Anna no podía sacudirse la sensación, así que se lo reportó al Dr. Harris.
“¿Se movió?” El Dr. Harris arqueó una ceja escéptica.
“Creo que sí,” admitió Anna. “Al principio pensé que lo imaginaba, pero sigue pasando. Sus dedos se mueven.”
“Su mano se desplaza ligeramente. Es pequeño, pero está ahí.”
El Dr. Harris se recostó en su silla, pensativo.
“Haremos pruebas,” dijo finalmente. “Pero no te hagas demasiadas ilusiones, Anna. Podrían ser solo espasmos musculares reflejos.”
Anna asintió, pero en el fondo no lo creía. Sentía que algo estaba ocurriendo. Y cuando los resultados de las pruebas llegaron, no se sorprendió.
“Hay actividad cerebral aumentada,” le dijo el Dr. Harris. “Sus respuestas neurológicas son más fuertes que antes.”
Su corazón dio un salto.
“Entonces está despertando.” El Dr. Harris dudó.
“No necesariamente. Puede significar cualquier cosa. Pero es una buena señal.”
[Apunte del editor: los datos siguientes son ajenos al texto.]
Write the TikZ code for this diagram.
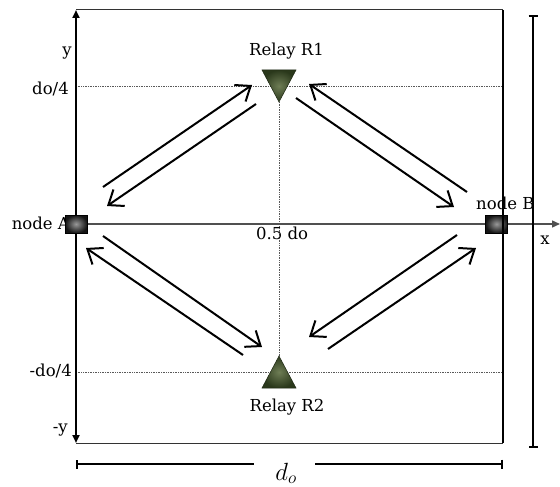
\documentclass[tikz,border=0pt]{standalone}
\usepackage{fontspec}
\setmainfont{DejaVu Serif}
\usetikzlibrary{arrows.meta}
\definecolor{olivelt}{HTML}{6E7D55}
\definecolor{olivedk}{HTML}{2A381B}
\definecolor{axisgray}{HTML}{505050}
\begin{document}
\begin{tikzpicture}[x=1pt,y=-1pt,
  lbl/.style={font=\fontsize{16.5}{18}\selectfont, inner sep=0pt},
  flow/.style={line width=2pt, -{Straight Barb[length=13pt,width=20pt]}},
  thickax/.style={line width=2.2pt},
  thinframe/.style={line width=1pt, draw=black!80},
  guide/.style={densely dotted, line width=0.7pt, draw=black!65},
  endnode/.style={draw=black, line width=0.8pt, inner color=black!40, outer color=black!92, minimum width=22pt, minimum height=18pt, inner sep=0pt},
  relay/.style={draw=olivedk!70!black, line width=0.5pt, inner color=olivelt, outer color=olivedk},
  dimline/.style={line width=2.2pt}
]
\useasboundingbox (0,0) rectangle (560,487);

% named positions
\coordinate (R1) at (279,86);
\coordinate (R2) at (279,372);
\coordinate (ytop) at (76,10);
\coordinate (ybot) at (76,443);
\coordinate (xend) at (560,224);
\coordinate (fTL) at (76,10);
\coordinate (fTR) at (503,10);
\coordinate (fBR) at (503,443);
\coordinate (fBL) at (76,443);
\coordinate (g1a) at (76,86);
\coordinate (g1b) at (503,86);
\coordinate (g2a) at (76,372);
\coordinate (g2b) at (503,372);
\coordinate (R1tip) at (279,102);
\coordinate (R2tip) at (279,356);

% labels behind shapes
\node[lbl, anchor=base east] (labA) at (70,229.3) {node A};
\node[lbl, anchor=base west] (labB) at (476,209) {node B};
\node[lbl, anchor=base] (labR1) at (286.5,56) {Relay R1};
\node[lbl, anchor=base] (labR2) at (287,411.5) {Relay R2};
\node[lbl, anchor=base west] (labmid) at (256,239) {0.5 do};
\node[lbl, anchor=base] (laby) at (67,56) {y};
\node[lbl, anchor=base east] (labq) at (69,95) {do/4};
\node[lbl, anchor=base east] (labmq) at (72,376) {-do/4};
\node[lbl, anchor=base east] (labmy) at (68,432) {-y};
\node[lbl, anchor=base] (labx) at (545,244) {x};
\node[inner sep=0pt, anchor=base] (labdo) at (286,480) {\fontsize{23}{24}\selectfont$d_o$};

% guide lines
\draw[guide] (g1a) -- (g1b);
\draw[guide] (g2a) -- (g2b);
\draw[guide] (R1tip) -- (R2tip);

% frame
\draw[thinframe] (fTL) -- (fTR);
\draw[thinframe] (fBL) -- (fBR);

% axes
\node[coordinate] (xstart) at (76,224) {};
\draw[line width=1.4pt, draw=axisgray, -{Triangle[length=8pt,width=7pt]}] (xstart) -- (xend);
\draw[thickax, {Triangle[length=8pt,width=7pt]}-{Triangle[length=8pt,width=7pt]}] (ybot) -- (ytop);

% relays
\shade[relay] ([shift={(-17,-16)}]R1) -- ([shift={(17,-16)}]R1) -- ([shift={(0,16)}]R1) -- cycle;
\shade[relay] ([shift={(0,-16)}]R2) -- ([shift={(17,16)}]R2) -- ([shift={(-17,16)}]R2) -- cycle;

% end nodes
\node[endnode] (A) at (76,224) {};
\node[endnode] (B) at (496.5,224) {};

% right frame line (over node B)
\draw[thickax] (fTR) -- (fBR);

% flows
\coordinate (a1s) at (103,187); \coordinate (a1e) at (252,85);
\coordinate (a2s) at (256,104); \coordinate (a2e) at (107,206);
\coordinate (a3s) at (467,192); \coordinate (a3e) at (309,84);
\coordinate (a4s) at (296,98);  \coordinate (a4e) at (454,207);
\coordinate (a5s) at (243,355); \coordinate (a5e) at (86,248);
\coordinate (a6s) at (103,236); \coordinate (a6e) at (262,347);
\coordinate (a7s) at (457,235); \coordinate (a7e) at (309,337);
\coordinate (a8s) at (328,349); \coordinate (a8e) at (476,248);
\draw[flow] (a1s) -- (a1e);
\draw[flow] (a2s) -- (a2e);
\draw[flow] (a3s) -- (a3e);
\draw[flow] (a4s) -- (a4e);
\draw[flow] (a5s) -- (a5e);
\draw[flow] (a6s) -- (a6e);
\draw[flow] (a7s) -- (a7e);
\draw[flow] (a8s) -- (a8e);

% dimension lines
\coordinate (dv1) at (533,15); \coordinate (dv2) at (533,448);
\draw[dimline, {Bar[width=9pt]}-{Bar[width=9pt]}] (dv1) -- (dv2);
\coordinate (dh1) at (76,464); \coordinate (dh2) at (254,464);
\coordinate (dh3) at (315,464); \coordinate (dh4) at (503,464);
\draw[dimline, {Bar[width=9pt]}-] (dh1) -- (dh2);
\draw[dimline, -{Bar[width=9pt]}] (dh3) -- (dh4);
\end{tikzpicture}
\end{document}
No era la respuesta que esperaba.
Pero era suficiente.
Esa noche, mientras estaba junto a su cama, Anna se encontró hablando con Grant más de lo habitual.
“No sé si puedes oírme, pero algo me dice que sí,” murmuró. Miró su rostro, sus rasgos fuertes, aún inmóviles. Pero por primera vez, sintió que no estaba sola en la habitación.
Así que habló. Le contó sobre su día, sobre los pacientes que la frustraban, sobre el doctor grosero del tercer piso que siempre le robaba el café. Le habló sobre su infancia, sobre el pequeño pueblo donde creció, sobre cómo siempre soñó con ser enfermera.
Y mientras hablaba, no se dio cuenta de que, en lo más profundo del silencio de su coma, Grant la estaba escuchando.
El sol de la mañana se filtraba a través de las grandes ventanas de la habitación del hospital, bañando la inmóvil figura de Grant Carter con una suave luz. El pitido del monitor cardíaco llenaba el silencio, constante y rítmico, como había sido durante el último año.